Canada’s largest private union, the CAW (Canadian Auto Workers), which has 200,000 member is also working through the Canadian Labour Congress against the bill. Staff counsel Lewis Gottheil says it must be stopped because it is an unfair burden on unions and doesn’t add anything to what is already required in both federal and provincial legislation.

He said the financial statements are open to any member on request and that C-377 asks for details which are invasive on questionable grounds.

“It essentially says that every transaction over $5,000 must be drilled into separately and the reason for the transaction be listed and reported,” he said.

“In a large national union there are all kinds of these. It’s not just an accounting matter where you note the invoice and pay the bill and note the numbers. You have to provide a reason.”

The danger, he said, is that it also crosses into other areas such as privacy and solicitor-client privilege.

“If a union seeks an opinion from a law firm on an issue, that will cost money because lawyers aren’t cheap,” he said.

“Do they then have to declare what the issue was that was researched? That’s a violation of solicitor-client privilege.”

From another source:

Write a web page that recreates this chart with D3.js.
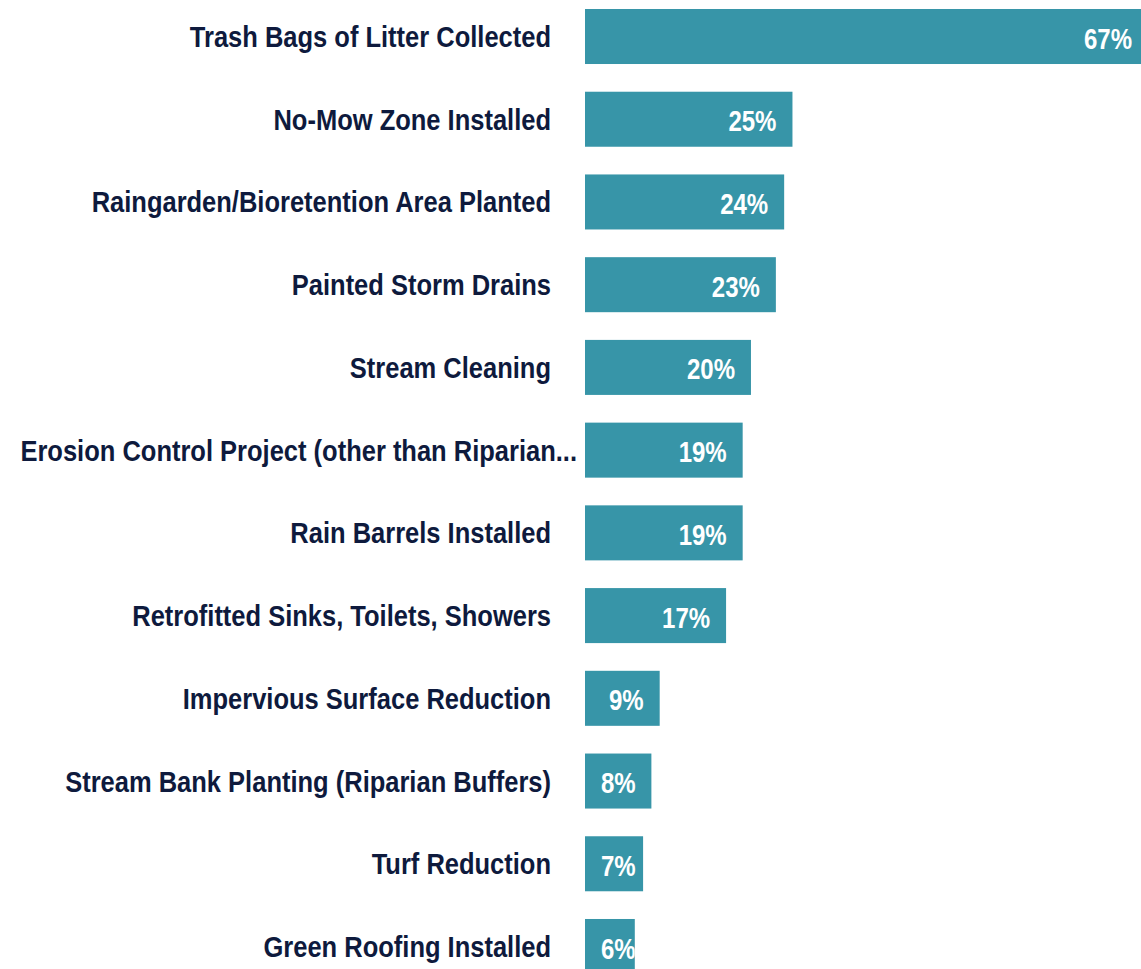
<!DOCTYPE html>
<html>
<head>
<meta charset="utf-8">
<script src="https://cdn.jsdelivr.net/npm/d3@7"></script>
<style>
  body { margin: 0; background: #fff; }
  svg text { font-family: "Liberation Sans", Arial, sans-serif; font-weight: bold; }
</style>
</head>
<body>
<svg id="chart" width="1141" height="969"></svg>
<script>
// categories and percentages
var categories = [
	"Trash Bags of Litter Collected",
	"No-Mow Zone Installed",
	"Raingarden/Bioretention Area Planted",
	"Painted Storm Drains",
	"Stream Cleaning",
	"Erosion Control Project (other than Riparian...",
	"Rain Barrels Installed",
	"Retrofitted Sinks, Toilets, Showers",
	"Impervious Surface Reduction",
	"Stream Bank Planting (Riparian Buffers)",
	"Turf Reduction",
	"Green Roofing Installed"
];
var values = [67, 25, 24, 23, 20, 19, 19, 17, 9, 8, 7, 6];

var barColor = "#3795a8";
var labelColor = "#0e1a3d";
var squeeze = 0.85; // narrow the font to look condensed

var svg = d3.select("#chart");

var x = d3.scaleLinear()
	.domain([0, 67])
	.range([585, 1141]);

var y = d3.scaleBand()
	.domain(categories)
	.range([9, 974])
	.paddingInner(0.335)
	.paddingOuter(0);

var rows = svg.selectAll("g.row")
	.data(categories)
	.enter()
	.append("g")
	.attr("class", "row");

// truncated labels run past the usual right edge
rows.append("text")
	.attr("transform", function (d) {
		var tx = /\.\.\.$/.test(d) ? 577 : 551;
		return "translate(" + tx + "," + (y(d) + y.bandwidth() / 2) + ") scale(" + squeeze + ",1)";
	})
	.attr("dy", "0.35em")
	.attr("text-anchor", "end")
	.style("font-size", "30px")
	.style("fill", labelColor)
	.text(function (d) { return d; });

svg.append("defs").selectAll("clipPath")
	.data(categories)
	.enter()
	.append("clipPath")
	.attr("id", function (d, i) { return "clip" + i; })
	.append("rect")
	.attr("x", x(0))
	.attr("y", function (d) { return y(d); })
	.attr("width", function (d, i) { return x(values[i]) - x(0); })
	.attr("height", y.bandwidth());

rows.append("rect")
	.attr("x", x(0))
	.attr("y", function (d) { return y(d); })
	.attr("width", function (d, i) { return x(values[i]) - x(0); })
	.attr("height", y.bandwidth())
	.style("fill", barColor);

rows.append("g")
	.attr("clip-path", function (d, i) { return "url(#clip" + i + ")"; })
	.append("text")
	.attr("transform", function (d, i) {
		var tx = values[i] < 9 ? x(0) + 16 : x(values[i]) - (i === 0 ? 9 : 16);
		return "translate(" + tx + "," + (y(d) + y.bandwidth() / 2) + ") scale(0.8,1)";
	})
	.attr("dy", "0.4em")
	.attr("text-anchor", function (d, i) { return values[i] < 9 ? "start" : "end"; })
	.style("font-size", "30px")
	.style("fill", "#fff")
	.text(function (d, i) { return values[i] + "%"; });
</script>
</body>
</html>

Further, he said, if a member is in a grievance process and a doctor’s report is sought, does the nature of the report and the name of the member have to be made public?

“If not, then what’s the point of getting this information,” he said.

Gottheil also said it is “disingenuous” not to include professional and trade associations and to target unions.

Smillie said if all non-profits and all associations had to disclose their books in fashion demanded by C-377 it would not be as obvious an attack on unions.

Hiebert says he’s encouraged by his bill’s progress but with the federal budget yet to be dealt with at the (federal) finance committee it’s going to a long wait before his project gets a hearing, if at all.

He said while his private member’s bill face big challenges in being passed, he’s still hopeful because “it’s not impossible.”